→ **STATED GOAL**
In the entries below, print exactly the lines from the first through the one with "124, 123.3, 123.1]", both included, and none of the pictures.

[Plotting code records]
"""

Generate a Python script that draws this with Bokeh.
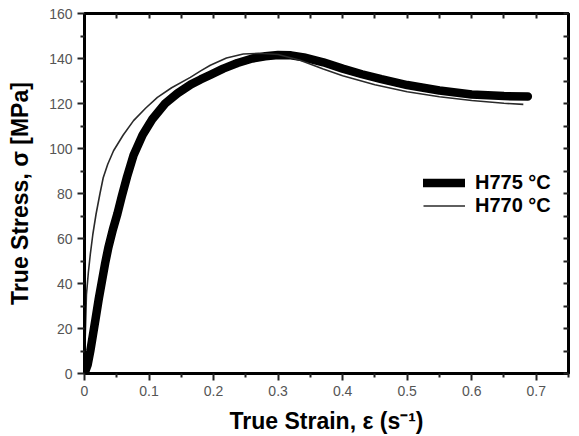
from bokeh.plotting import figure
from bokeh.models import FixedTicker, LinearAxis, Legend, LegendItem, Range1d
from bokeh.embed import file_html
from bokeh.resources import INLINE

# H775 °C (thick curve)
strain_775 = [0.0, 0.005, 0.009, 0.013, 0.017, 0.022, 0.027, 0.032, 0.037, 0.044, 0.051,
              0.058, 0.066, 0.076, 0.09, 0.105, 0.125, 0.144, 0.165, 0.18, 0.195, 0.215,
              0.237, 0.26, 0.28, 0.30, 0.32, 0.34, 0.37, 0.40, 0.43, 0.46, 0.50, 0.55,
              0.60, 0.65, 0.687]
stress_775 = [0, 4, 10, 17, 24, 33, 41, 49, 56, 64, 71,
              79, 87.5, 97, 106, 113, 120, 124.5, 128.5, 130.7, 132.7, 135.5,
              138, 140, 141, 141.6, 141.4, 140.5, 138.3, 135.5, 133, 130.8, 128.2, 125.8,
              124, 123.3, 123.1]

# H770 °C (thin curve)
strain_770 = [0.0, 0.001, 0.003, 0.006, 0.009, 0.013, 0.018, 0.024, 0.029, 0.036, 0.045,
              0.06, 0.076, 0.095, 0.113, 0.135, 0.164, 0.18, 0.195, 0.22, 0.246, 0.27,
              0.30, 0.334, 0.37, 0.40, 0.45, 0.50, 0.55, 0.60, 0.65, 0.68]
stress_770 = [0, 15, 35, 45, 53, 62, 71, 80, 87, 93, 99,
              106, 112.4, 118, 122.7, 127, 131.6, 134.5, 137, 140.2, 142, 142.3,
              141.8, 139.2, 135.3, 132.3, 128.3, 125.2, 123, 121.3, 120.1, 119.6]

x_ticks = [0.0, 0.1, 0.2, 0.3, 0.4, 0.5, 0.6, 0.7]
x_minor = [0.05, 0.15, 0.25, 0.35, 0.45, 0.55, 0.65, 0.75]
y_ticks = [0, 20, 40, 60, 80, 100, 120, 140, 160]
y_minor = [10, 30, 50, 70, 90, 110, 130, 150]
series_labels = ["H775 °C", "H770 °C"]

FONT = "Liberation Sans"
TICK_COLOR = "#222222"

p = figure(width=579, height=436, output_backend="svg", toolbar_location=None,
           x_range=Range1d(0, 0.75), y_range=Range1d(0, 160),
           min_border_left=84, min_border_right=11, min_border_top=13, min_border_bottom=63)
p.xgrid.visible = False
p.ygrid.visible = False
p.outline_line_color = "black"
p.outline_line_width = 3

r775 = p.line(strain_775, stress_775, line_color="black", line_width=8.5, line_cap="round",
              line_join="round")
r770 = p.line(strain_770, stress_770, line_color="#2a2a2a", line_width=1.6)

xa = p.xaxis[0]
ya = p.yaxis[0]
xa.ticker = FixedTicker(ticks=x_ticks, minor_ticks=x_minor)
ya.ticker = FixedTicker(ticks=y_ticks, minor_ticks=y_minor)
xa.axis_label = "True Strain, ε (s⁻¹)"
ya.axis_label = "True Stress, σ [MPa]"
for ax in (xa, ya):
    ax.axis_line_width = 3
    ax.major_tick_in = 0
    ax.minor_tick_in = 0
    ax.major_tick_out = 7
    ax.minor_tick_out = 4
    ax.major_tick_line_color = TICK_COLOR
    ax.minor_tick_line_color = TICK_COLOR
    ax.major_tick_line_width = 2
    ax.minor_tick_line_width = 2
    ax.major_label_text_font = FONT
    ax.major_label_text_font_size = "14px"
    ax.major_label_text_color = "#555555"
    ax.axis_label_text_font = FONT
    ax.axis_label_text_font_size = "23px"
    ax.axis_label_text_font_style = "bold"
    ax.axis_label_text_color = "black"
xa.axis_label_standoff = 9
ya.axis_label_standoff = 13

# top and right axes: inward ticks, no labels
top_ticks = sorted(x_ticks + x_minor)
right_ticks = sorted(y_ticks + y_minor)
ta = LinearAxis(ticker=FixedTicker(ticks=top_ticks, minor_ticks=[]),
                major_label_overrides={t: "" for t in top_ticks})
ra = LinearAxis(ticker=FixedTicker(ticks=right_ticks, minor_ticks=[]),
                major_label_overrides={t: "" for t in right_ticks})
for ax in (ta, ra):
    ax.axis_line_width = 3
    ax.major_tick_in = 5
    ax.major_tick_out = 0
    ax.major_tick_line_color = TICK_COLOR
    ax.major_tick_line_width = 2
    ax.major_label_standoff = 0
p.add_layout(ta, "above")
p.add_layout(ra, "right")

legend = Legend(items=[LegendItem(label=series_labels[0], renderers=[r775]),
                       LegendItem(label=series_labels[1], renderers=[r770])],
                location=(339, 156))
legend.border_line_color = None
legend.background_fill_alpha = 0
legend.padding = 0
legend.margin = 0
legend.spacing = 0
legend.glyph_width = 42
legend.glyph_height = 23
legend.label_height = 23
legend.label_standoff = 10
legend.label_text_font = FONT
legend.label_text_font_size = "20px"
legend.label_text_font_style = "bold"
legend.label_text_color = "black"
p.add_layout(legend)

open("out.html", "w").write(file_html(p, INLINE))
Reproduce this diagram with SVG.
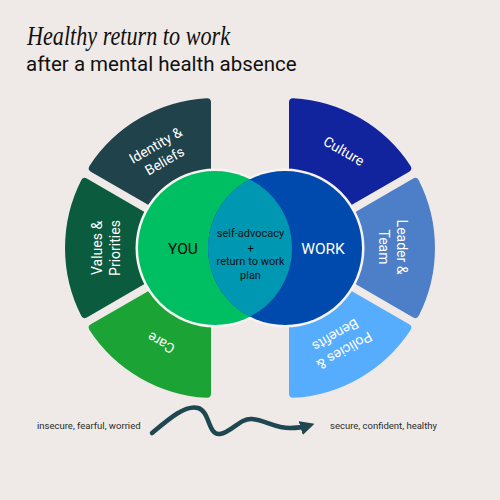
<svg xmlns="http://www.w3.org/2000/svg" width="500" height="500" viewBox="0 0 500 500">
<style>
.seg{stroke-width:8;stroke-linejoin:round}
.lbl{font-family:Roboto,"Liberation Sans",sans-serif;font-size:14px;fill:#ffffff;text-anchor:middle}
.ctr{font-family:Roboto,"Liberation Sans",sans-serif;text-anchor:middle}
.note{font-family:Roboto,"Liberation Sans",sans-serif;font-size:9.5px;fill:#2a2a2a}
</style>
<defs>
<marker id="head" viewBox="0 0 10 10" refX="6" refY="5" markerWidth="3.2" markerHeight="3.2" orient="auto" markerUnits="strokeWidth">
<path d="M0,0 L10,5 L0,10 Z" fill="#1f474f"/>
</marker>
</defs>
<rect x="0" y="0" width="500" height="500" fill="#efeae7"/>

<g id="title">
<text x="27" y="45" font-family="'Liberation Serif',serif" font-style="italic" font-size="27" fill="#111" textLength="203" lengthAdjust="spacingAndGlyphs">Healthy return to work</text>
<text x="26" y="71" font-family="Roboto,'Liberation Sans',sans-serif" font-size="20.5" fill="#111">after a mental health absence</text>
</g>

<g id="identity">
<path class="seg" fill="#1f424b" stroke="#1f424b" d="M92.8,168.2 A146,146 0 0 1 207,102.2 L207,168.4 L150.1,201.3 Z"/>
<g transform="translate(160,153) rotate(-30)"><text class="lbl" y="-4">Identity &amp;</text><text class="lbl" y="14">Beliefs</text></g>
</g>
<g id="values">
<path class="seg" fill="#0b5c3e" stroke="#0b5c3e" d="M84.8,182 A146,146 0 0 0 84.8,314 L142.1,280.9 L142.1,215.1 Z"/>
<g transform="translate(106,248) rotate(-90)"><text class="lbl" y="-4">Values &amp;</text><text class="lbl" y="14">Priorities</text></g>
</g>
<g id="care">
<path class="seg" fill="#1ba336" stroke="#1ba336" d="M92.8,327.8 A146,146 0 0 0 207,393.8 L207,327.6 L150.1,294.7 Z"/>
<g transform="translate(161,343) rotate(-150)"><text class="lbl" y="5">Care</text></g>
</g>
<g id="culture">
<path class="seg" fill="#12239e" stroke="#12239e" d="M407.2,168.2 A146,146 0 0 0 293,102.2 L293,168.4 L349.9,201.3 Z"/>
<g transform="translate(344,151) rotate(30)"><text class="lbl" y="5">Culture</text></g>
</g>
<g id="leader">
<path class="seg" fill="#4d7fc9" stroke="#4d7fc9" d="M415.2,182 A146,146 0 0 1 415.2,314 L357.9,280.9 L357.9,215.1 Z"/>
<g transform="translate(393,247) rotate(90)"><text class="lbl" y="-4">Leader &amp;</text><text class="lbl" y="14">Team</text></g>
</g>
<g id="policies">
<path class="seg" fill="#56adfe" stroke="#56adfe" d="M407.2,327.8 A146,146 0 0 1 293,393.8 L293,327.6 L349.9,294.7 Z"/>
<g transform="translate(340,343) rotate(150)"><text class="lbl" y="-4">Policies &amp;</text><text class="lbl" y="14">Benefits</text></g>
</g>

<g id="venn">
<circle cx="215" cy="248" r="77" fill="none" stroke="#f7f3f1" stroke-width="5"/>
<circle cx="285" cy="248" r="77" fill="none" stroke="#f7f3f1" stroke-width="5"/>
<circle cx="215" cy="248" r="77" fill="#00bf63"/>
<circle cx="285" cy="248" r="77" fill="#004aad"/>
<path d="M250,179.4 A77,77 0 0 1 250,316.6 A77,77 0 0 1 250,179.4 Z" fill="#0097b2"/>
</g>
<g id="you"><text class="ctr" x="183" y="254" font-size="15.5" fill="#0a0a0a">YOU</text></g>
<g id="work"><text class="ctr" x="323" y="254" font-size="15.5" fill="#ffffff">WORK</text></g>
<g id="overlap">
<text class="ctr" x="250.5" y="237" font-size="11" fill="#111">self-advocacy</text>
<text class="ctr" x="250.5" y="251.5" font-size="11" fill="#111">+</text>
<text class="ctr" x="250.5" y="265" font-size="11" fill="#111">return to work</text>
<text class="ctr" x="250.5" y="278.5" font-size="11" fill="#111">plan</text>
</g>

<g id="connectors">
<path d="M152,433 C170,418 185,405 198,408 C210,411 208,436 220,434 C232,432 240,418 252,419 C265,420 275,428 290,428 C298,428 304,427 309,425.5" fill="none" stroke="#1f474f" stroke-width="4.5" stroke-linecap="round" marker-end="url(#head)"/>
</g>
<g id="from"><text class="note" x="37" y="429">insecure, fearful, worried</text></g>
<g id="to"><text class="note" x="330" y="429">secure, confident, healthy</text></g>
</svg>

"""

→ **TASK ANSWER**
Generate a Python script that draws this with Bokeh.
from bokeh.plotting import figure
from bokeh.models import FixedTicker, LinearAxis, Legend, LegendItem, Range1d
from bokeh.embed import file_html
from bokeh.resources import INLINE

# H775 °C (thick curve)
strain_775 = [0.0, 0.005, 0.009, 0.013, 0.017, 0.022, 0.027, 0.032, 0.037, 0.044, 0.051,
              0.058, 0.066, 0.076, 0.09, 0.105, 0.125, 0.144, 0.165, 0.18, 0.195, 0.215,
              0.237, 0.26, 0.28, 0.30, 0.32, 0.34, 0.37, 0.40, 0.43, 0.46, 0.50, 0.55,
              0.60, 0.65, 0.687]
stress_775 = [0, 4, 10, 17, 24, 33, 41, 49, 56, 64, 71,
              79, 87.5, 97, 106, 113, 120, 124.5, 128.5, 130.7, 132.7, 135.5,
              138, 140, 141, 141.6, 141.4, 140.5, 138.3, 135.5, 133, 130.8, 128.2, 125.8,
              124, 123.3, 123.1]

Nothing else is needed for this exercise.